Content: Includes detailed terms and conditions agreed upon in the LOI, such as warranties, indemnities, closing conditions, and any specific provisions unique to the transaction.
Financial Statements and Projections:
Purpose: Provides a clear picture of the financial health and performance of the business being acquired or invested in.
Content: Includes balance sheets, income statements, cash flow statements, and future projections that support the financial aspects discussed in the LOI.
Escrow Agreement:
Purpose: Sets forth the terms under which funds or assets will be held in escrow pending the fulfillment of certain conditions or completion of the transaction.
Content: Specifies the escrow agent, the conditions for releasing funds or assets, and the responsibilities of each party.

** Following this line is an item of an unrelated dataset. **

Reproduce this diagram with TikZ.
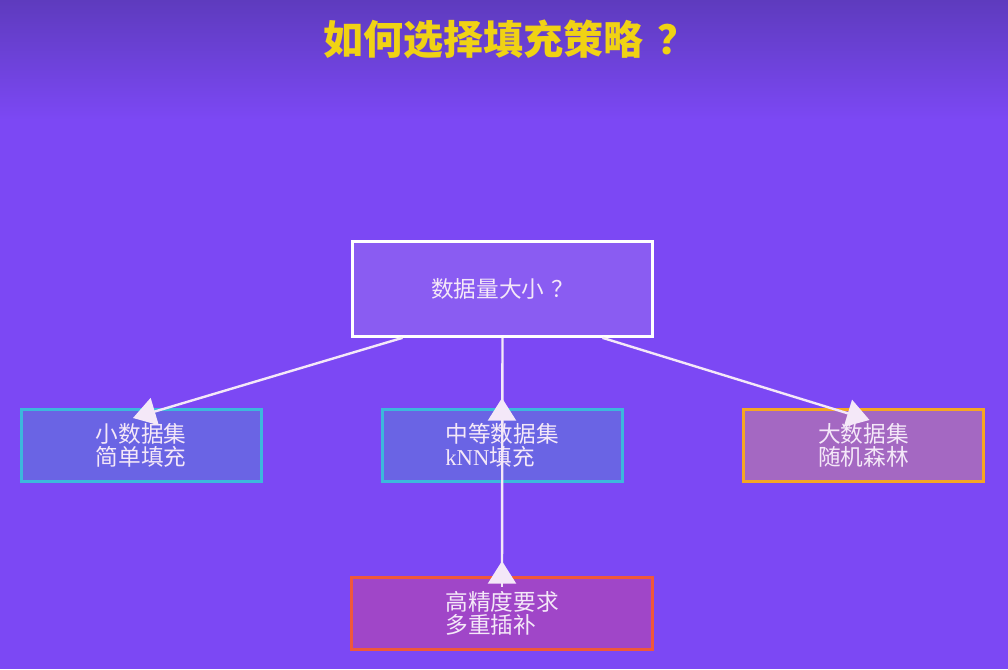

Letter of Credit or Bank Guarantee (if applicable):
Purpose: Provides financial assurance or security for the obligations outlined in the LOI, especially in international transactions or large-scale agreements.
Content: Details the terms under which a bank will guarantee payment to a beneficiary (e.g., the seller) upon presentation of specified documents.
Regulatory Filings and Approvals (if applicable):
Purpose: Ensures compliance with regulatory requirements or obtaining necessary approvals before completing the transaction.
Content: Includes filings with government agencies, industry regulators, or authorities overseeing the transaction.
Legal Opinions or Advice:
Purpose: Provides legal analysis and opinions on the validity and enforceability of the terms outlined in the LOI.
Content: Offers guidance on legal risks, potential liabilities, and strategies for mitigating legal challenges throughout the transaction process.
Contingency Plans or Exit Strategies:
Purpose: Anticipates unforeseen events or changes in circumstances that could impact the transaction's completion.
Content: Outlines alternative courses of action or exit strategies if the transaction cannot proceed as planned, ensuring both parties understand their options.
By understanding its purpose, structuring it effectively, and ensuring correct signing procedures, you can navigate the initial stages of a transaction with clarity and confidence.